↓↓↓

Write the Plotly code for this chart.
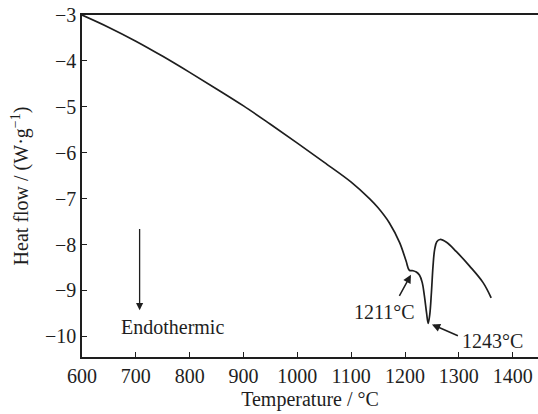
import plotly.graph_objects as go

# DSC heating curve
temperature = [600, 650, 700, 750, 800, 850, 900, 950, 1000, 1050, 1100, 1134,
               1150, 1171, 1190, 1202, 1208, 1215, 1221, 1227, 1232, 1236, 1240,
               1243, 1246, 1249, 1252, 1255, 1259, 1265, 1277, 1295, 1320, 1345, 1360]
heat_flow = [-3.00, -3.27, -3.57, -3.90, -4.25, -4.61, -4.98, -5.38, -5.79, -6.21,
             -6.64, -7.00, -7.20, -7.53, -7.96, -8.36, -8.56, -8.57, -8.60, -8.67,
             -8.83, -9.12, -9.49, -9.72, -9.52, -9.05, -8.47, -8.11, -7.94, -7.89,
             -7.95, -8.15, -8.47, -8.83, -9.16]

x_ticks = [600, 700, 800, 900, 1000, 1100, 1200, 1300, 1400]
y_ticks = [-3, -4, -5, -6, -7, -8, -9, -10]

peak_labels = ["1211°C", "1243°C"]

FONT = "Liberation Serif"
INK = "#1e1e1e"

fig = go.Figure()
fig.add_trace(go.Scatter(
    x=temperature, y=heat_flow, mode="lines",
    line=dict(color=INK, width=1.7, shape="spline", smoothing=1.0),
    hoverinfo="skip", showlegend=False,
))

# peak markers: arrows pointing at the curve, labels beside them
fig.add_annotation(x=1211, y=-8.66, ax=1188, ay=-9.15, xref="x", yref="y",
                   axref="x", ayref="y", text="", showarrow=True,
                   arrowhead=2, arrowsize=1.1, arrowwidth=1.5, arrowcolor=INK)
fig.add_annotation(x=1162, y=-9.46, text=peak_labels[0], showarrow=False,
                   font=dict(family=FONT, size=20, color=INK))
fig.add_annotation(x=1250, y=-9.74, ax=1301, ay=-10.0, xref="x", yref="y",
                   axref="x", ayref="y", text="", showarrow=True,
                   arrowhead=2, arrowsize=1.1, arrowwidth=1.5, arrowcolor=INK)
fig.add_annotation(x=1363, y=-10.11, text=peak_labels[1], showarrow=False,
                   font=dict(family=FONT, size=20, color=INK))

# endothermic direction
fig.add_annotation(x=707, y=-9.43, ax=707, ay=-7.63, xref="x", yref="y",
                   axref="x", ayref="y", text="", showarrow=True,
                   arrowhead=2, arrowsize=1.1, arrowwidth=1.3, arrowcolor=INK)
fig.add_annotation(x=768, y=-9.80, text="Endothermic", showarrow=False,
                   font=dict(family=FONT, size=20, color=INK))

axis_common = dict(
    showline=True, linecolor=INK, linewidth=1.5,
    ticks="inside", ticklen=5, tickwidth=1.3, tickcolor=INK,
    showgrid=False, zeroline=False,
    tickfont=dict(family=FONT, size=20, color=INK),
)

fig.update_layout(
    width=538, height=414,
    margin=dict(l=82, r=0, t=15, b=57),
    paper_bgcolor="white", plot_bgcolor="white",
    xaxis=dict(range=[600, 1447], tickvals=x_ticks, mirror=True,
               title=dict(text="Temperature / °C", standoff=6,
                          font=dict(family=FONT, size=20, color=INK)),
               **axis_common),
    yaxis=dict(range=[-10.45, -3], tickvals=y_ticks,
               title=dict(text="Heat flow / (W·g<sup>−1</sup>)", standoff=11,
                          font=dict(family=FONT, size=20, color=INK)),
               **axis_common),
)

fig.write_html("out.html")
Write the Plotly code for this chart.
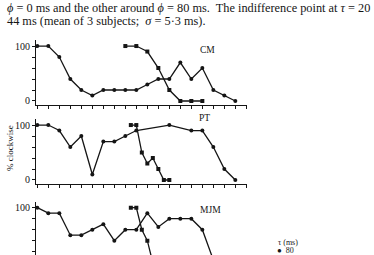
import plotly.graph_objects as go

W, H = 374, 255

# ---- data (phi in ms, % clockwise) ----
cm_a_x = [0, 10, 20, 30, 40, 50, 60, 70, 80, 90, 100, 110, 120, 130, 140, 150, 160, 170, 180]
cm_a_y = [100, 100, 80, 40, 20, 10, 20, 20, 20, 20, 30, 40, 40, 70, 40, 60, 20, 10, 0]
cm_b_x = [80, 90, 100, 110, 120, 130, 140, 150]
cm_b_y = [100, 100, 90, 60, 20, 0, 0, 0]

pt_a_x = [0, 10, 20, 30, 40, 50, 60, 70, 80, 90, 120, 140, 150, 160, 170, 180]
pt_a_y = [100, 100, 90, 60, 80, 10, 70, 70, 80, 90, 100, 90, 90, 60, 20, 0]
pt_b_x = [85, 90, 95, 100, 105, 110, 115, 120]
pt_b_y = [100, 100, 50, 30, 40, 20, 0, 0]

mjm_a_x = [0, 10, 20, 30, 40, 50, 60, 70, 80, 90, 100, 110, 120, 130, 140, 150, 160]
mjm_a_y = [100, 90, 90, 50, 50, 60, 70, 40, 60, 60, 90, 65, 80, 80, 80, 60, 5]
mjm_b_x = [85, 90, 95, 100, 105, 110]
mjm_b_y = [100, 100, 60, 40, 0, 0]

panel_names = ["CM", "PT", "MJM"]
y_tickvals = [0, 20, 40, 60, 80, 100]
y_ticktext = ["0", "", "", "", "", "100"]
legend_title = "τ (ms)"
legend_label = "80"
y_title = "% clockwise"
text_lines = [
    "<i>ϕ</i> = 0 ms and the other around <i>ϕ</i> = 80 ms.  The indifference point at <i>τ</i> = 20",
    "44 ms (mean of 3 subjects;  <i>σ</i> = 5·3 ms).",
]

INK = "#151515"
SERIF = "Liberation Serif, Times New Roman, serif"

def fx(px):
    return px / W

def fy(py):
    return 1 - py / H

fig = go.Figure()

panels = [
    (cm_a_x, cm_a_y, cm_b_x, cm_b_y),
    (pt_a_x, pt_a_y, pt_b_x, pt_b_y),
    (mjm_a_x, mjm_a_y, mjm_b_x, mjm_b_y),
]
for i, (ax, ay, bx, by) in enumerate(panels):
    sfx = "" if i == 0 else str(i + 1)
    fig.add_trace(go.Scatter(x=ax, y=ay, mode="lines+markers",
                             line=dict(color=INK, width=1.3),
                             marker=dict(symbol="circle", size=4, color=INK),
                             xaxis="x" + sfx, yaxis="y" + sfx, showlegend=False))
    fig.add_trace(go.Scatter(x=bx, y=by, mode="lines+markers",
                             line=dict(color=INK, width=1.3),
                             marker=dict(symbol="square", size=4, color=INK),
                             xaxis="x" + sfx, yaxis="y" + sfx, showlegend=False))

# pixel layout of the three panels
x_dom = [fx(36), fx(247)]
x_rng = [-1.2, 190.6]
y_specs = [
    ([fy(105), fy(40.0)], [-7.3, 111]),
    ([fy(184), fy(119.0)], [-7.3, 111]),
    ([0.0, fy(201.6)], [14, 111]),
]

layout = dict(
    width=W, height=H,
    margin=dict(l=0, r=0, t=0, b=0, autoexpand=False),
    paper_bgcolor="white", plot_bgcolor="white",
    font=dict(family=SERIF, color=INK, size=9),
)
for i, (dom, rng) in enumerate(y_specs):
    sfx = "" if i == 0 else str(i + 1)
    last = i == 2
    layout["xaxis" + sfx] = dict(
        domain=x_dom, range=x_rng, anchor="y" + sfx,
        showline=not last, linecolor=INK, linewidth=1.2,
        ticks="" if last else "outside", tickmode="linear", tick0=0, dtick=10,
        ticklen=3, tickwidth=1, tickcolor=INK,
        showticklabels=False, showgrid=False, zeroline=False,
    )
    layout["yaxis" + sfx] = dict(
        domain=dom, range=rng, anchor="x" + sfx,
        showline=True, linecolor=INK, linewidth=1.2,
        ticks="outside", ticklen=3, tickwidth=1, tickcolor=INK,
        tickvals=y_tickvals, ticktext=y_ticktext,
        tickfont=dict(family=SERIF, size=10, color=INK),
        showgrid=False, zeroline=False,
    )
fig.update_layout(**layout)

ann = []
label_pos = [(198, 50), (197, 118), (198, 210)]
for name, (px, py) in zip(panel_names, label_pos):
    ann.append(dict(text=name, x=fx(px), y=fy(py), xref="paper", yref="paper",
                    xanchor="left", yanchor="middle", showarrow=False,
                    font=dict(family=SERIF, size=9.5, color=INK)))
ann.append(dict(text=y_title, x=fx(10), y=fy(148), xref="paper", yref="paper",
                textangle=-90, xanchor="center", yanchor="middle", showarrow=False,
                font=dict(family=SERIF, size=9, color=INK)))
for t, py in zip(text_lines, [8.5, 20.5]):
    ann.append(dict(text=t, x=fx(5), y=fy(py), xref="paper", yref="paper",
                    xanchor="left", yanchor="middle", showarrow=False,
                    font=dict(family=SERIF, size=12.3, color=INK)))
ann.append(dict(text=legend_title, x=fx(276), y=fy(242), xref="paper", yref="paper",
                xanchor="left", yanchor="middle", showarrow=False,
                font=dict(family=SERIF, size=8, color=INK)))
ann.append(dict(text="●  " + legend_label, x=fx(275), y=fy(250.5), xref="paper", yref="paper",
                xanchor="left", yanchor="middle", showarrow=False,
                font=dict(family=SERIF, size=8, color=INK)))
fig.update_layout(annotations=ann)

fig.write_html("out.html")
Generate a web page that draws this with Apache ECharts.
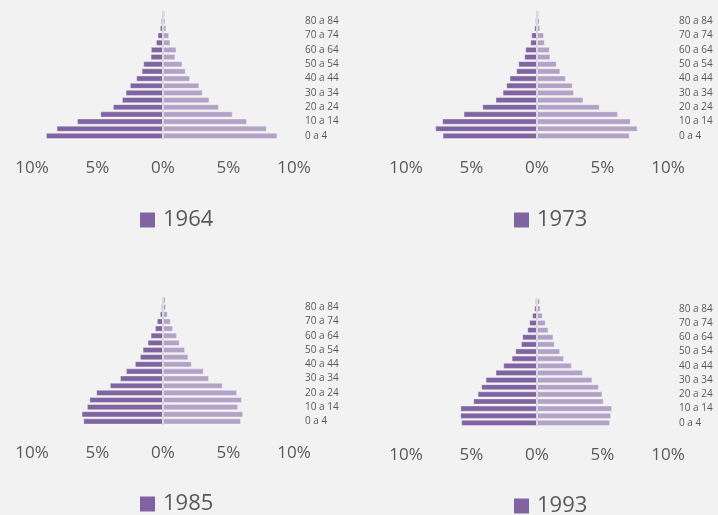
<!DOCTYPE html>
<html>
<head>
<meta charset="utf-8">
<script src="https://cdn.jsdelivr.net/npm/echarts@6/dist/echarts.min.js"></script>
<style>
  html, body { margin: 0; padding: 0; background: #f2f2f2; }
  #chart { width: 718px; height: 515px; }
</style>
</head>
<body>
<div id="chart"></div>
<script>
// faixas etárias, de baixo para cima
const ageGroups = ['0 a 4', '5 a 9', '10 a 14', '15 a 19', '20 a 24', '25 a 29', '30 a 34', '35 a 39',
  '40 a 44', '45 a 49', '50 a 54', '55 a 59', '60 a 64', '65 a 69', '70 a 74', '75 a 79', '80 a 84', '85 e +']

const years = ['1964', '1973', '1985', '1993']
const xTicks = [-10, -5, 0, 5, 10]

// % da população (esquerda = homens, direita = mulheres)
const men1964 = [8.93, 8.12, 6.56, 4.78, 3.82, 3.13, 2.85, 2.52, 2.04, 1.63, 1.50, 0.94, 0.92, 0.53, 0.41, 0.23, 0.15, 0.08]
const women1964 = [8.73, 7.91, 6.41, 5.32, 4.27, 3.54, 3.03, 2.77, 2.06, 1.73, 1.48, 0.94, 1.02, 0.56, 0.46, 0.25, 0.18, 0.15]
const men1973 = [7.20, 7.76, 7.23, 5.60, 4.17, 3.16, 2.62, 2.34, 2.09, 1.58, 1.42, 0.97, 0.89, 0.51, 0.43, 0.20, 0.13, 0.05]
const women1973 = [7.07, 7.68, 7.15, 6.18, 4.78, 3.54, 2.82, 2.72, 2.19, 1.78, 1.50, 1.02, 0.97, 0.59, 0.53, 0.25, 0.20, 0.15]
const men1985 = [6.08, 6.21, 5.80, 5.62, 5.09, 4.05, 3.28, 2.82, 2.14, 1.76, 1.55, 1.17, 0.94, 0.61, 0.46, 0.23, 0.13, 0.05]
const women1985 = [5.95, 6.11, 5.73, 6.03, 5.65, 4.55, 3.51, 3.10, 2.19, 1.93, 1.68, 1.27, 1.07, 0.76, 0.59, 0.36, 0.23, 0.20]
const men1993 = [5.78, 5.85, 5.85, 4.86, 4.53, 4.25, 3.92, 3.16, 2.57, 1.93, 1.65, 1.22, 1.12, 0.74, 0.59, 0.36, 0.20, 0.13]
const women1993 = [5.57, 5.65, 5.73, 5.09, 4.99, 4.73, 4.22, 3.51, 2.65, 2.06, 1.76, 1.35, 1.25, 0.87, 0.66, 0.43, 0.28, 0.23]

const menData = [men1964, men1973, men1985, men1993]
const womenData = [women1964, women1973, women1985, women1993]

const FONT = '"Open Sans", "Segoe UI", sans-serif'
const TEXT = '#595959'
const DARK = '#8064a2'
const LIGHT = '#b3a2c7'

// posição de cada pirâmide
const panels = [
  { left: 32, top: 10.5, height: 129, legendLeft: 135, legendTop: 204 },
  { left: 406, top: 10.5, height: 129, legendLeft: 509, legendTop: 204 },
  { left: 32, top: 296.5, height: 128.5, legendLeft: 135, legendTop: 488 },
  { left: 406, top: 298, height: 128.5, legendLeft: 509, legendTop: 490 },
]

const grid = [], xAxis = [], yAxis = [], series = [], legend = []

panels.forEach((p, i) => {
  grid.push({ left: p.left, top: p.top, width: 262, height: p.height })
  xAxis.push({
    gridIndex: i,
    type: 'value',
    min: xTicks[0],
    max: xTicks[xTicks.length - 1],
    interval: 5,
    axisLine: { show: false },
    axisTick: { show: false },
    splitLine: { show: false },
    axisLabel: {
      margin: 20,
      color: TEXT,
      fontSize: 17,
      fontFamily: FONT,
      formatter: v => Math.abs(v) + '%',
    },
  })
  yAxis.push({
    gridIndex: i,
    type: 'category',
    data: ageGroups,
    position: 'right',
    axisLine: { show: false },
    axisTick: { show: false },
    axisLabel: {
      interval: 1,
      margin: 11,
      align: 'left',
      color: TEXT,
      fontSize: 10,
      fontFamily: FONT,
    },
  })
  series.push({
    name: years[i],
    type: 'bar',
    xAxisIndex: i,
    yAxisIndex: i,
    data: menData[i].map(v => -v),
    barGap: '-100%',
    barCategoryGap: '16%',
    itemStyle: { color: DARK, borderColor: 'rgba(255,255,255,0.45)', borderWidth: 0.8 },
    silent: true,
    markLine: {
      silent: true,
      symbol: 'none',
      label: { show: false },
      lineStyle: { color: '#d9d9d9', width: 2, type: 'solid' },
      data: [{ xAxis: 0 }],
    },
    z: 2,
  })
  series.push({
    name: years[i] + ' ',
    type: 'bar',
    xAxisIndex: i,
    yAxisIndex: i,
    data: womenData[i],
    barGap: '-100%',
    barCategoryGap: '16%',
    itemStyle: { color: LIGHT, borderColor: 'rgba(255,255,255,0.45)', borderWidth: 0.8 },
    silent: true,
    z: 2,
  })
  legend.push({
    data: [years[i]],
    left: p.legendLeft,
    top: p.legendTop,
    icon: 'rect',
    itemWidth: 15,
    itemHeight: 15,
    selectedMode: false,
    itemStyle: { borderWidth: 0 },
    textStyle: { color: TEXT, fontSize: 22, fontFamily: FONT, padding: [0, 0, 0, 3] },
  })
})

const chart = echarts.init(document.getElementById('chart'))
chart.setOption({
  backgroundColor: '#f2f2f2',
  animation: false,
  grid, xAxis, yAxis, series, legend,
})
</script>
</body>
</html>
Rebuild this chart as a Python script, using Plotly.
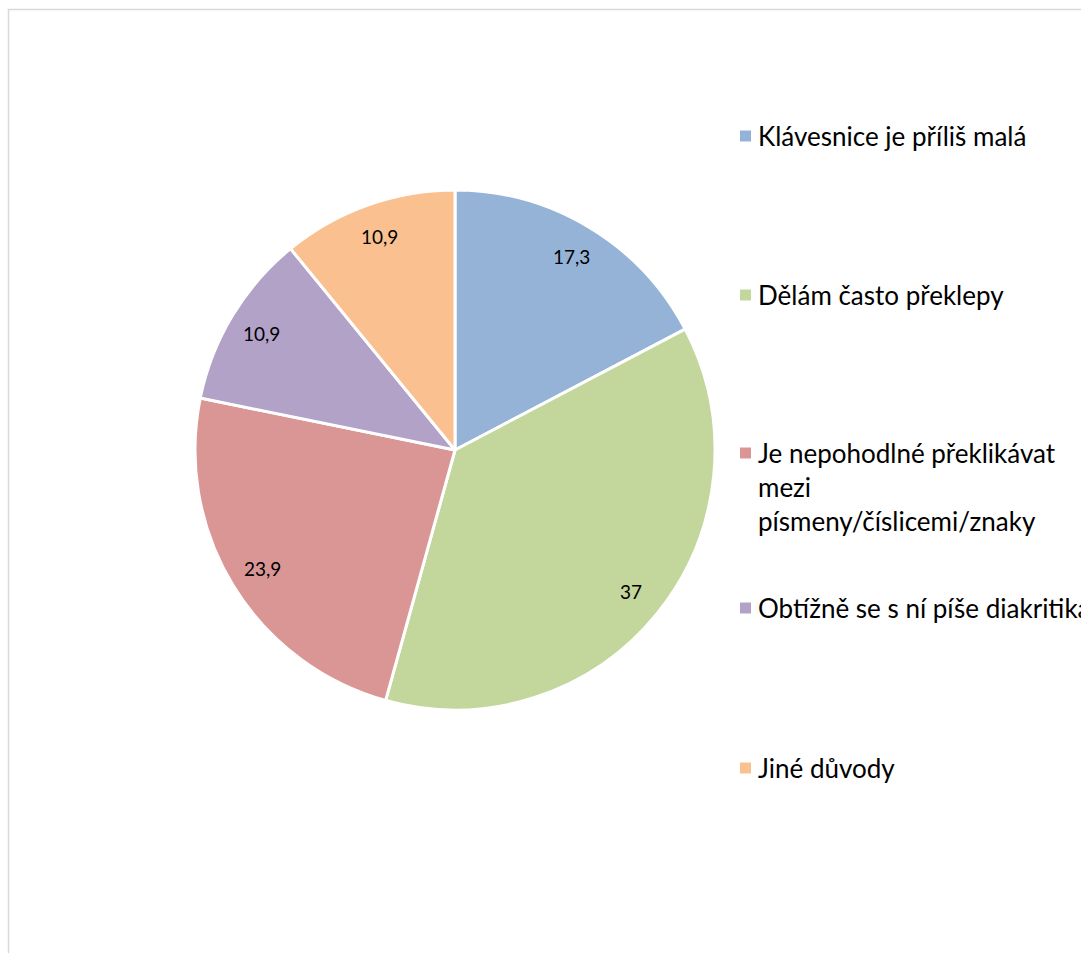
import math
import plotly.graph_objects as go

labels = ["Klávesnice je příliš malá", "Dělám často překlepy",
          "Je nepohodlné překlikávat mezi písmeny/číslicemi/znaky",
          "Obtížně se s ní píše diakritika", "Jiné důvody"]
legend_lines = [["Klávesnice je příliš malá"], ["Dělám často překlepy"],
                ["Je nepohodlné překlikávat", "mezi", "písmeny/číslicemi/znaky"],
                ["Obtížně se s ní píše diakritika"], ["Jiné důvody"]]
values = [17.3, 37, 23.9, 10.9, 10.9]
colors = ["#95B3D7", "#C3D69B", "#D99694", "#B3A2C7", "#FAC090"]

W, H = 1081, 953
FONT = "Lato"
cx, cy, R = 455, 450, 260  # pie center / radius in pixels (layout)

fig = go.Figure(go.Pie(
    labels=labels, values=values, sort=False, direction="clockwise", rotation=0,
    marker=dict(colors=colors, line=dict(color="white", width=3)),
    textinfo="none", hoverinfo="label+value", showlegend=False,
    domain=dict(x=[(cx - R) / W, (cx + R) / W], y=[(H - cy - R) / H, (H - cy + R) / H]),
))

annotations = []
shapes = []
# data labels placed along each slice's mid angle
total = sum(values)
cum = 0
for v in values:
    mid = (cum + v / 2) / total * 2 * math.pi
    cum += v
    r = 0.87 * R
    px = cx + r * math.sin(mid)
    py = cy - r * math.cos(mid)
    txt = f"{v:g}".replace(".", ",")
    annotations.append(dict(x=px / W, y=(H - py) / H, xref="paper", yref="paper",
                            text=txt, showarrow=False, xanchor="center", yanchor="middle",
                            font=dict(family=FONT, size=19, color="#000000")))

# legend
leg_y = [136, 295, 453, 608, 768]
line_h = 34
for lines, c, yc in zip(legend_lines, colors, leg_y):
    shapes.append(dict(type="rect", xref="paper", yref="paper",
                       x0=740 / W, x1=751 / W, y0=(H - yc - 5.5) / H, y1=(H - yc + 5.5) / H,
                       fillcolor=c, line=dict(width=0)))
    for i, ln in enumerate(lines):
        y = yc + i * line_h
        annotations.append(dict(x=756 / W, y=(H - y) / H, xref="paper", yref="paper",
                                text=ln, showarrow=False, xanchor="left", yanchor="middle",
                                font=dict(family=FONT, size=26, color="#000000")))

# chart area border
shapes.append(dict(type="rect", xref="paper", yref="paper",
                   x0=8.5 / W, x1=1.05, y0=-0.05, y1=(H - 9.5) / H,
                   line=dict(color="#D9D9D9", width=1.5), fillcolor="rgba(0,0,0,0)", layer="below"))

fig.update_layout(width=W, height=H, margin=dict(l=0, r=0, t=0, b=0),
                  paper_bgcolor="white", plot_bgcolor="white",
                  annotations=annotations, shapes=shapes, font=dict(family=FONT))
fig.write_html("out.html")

↑↑↑

> **PROBLEM TO WORK ON**: Both the line with "Generate a web" and the line with "const xTicks = [-10, -5, 0, 5, 10]" belong in the copy, along with every line between them; set them down exactly and skip the pictures.

> **TASK OUTPUT**:
Generate a web page that draws this with Apache ECharts.
<!DOCTYPE html>
<html>
<head>
<meta charset="utf-8">
<script src="https://cdn.jsdelivr.net/npm/echarts@6/dist/echarts.min.js"></script>
<style>
  html, body { margin: 0; padding: 0; background: #f2f2f2; }
  #chart { width: 718px; height: 515px; }
</style>
</head>
<body>
<div id="chart"></div>
<script>
// faixas etárias, de baixo para cima
const ageGroups = ['0 a 4', '5 a 9', '10 a 14', '15 a 19', '20 a 24', '25 a 29', '30 a 34', '35 a 39',
  '40 a 44', '45 a 49', '50 a 54', '55 a 59', '60 a 64', '65 a 69', '70 a 74', '75 a 79', '80 a 84', '85 e +']

const years = ['1964', '1973', '1985', '1993']
const xTicks = [-10, -5, 0, 5, 10]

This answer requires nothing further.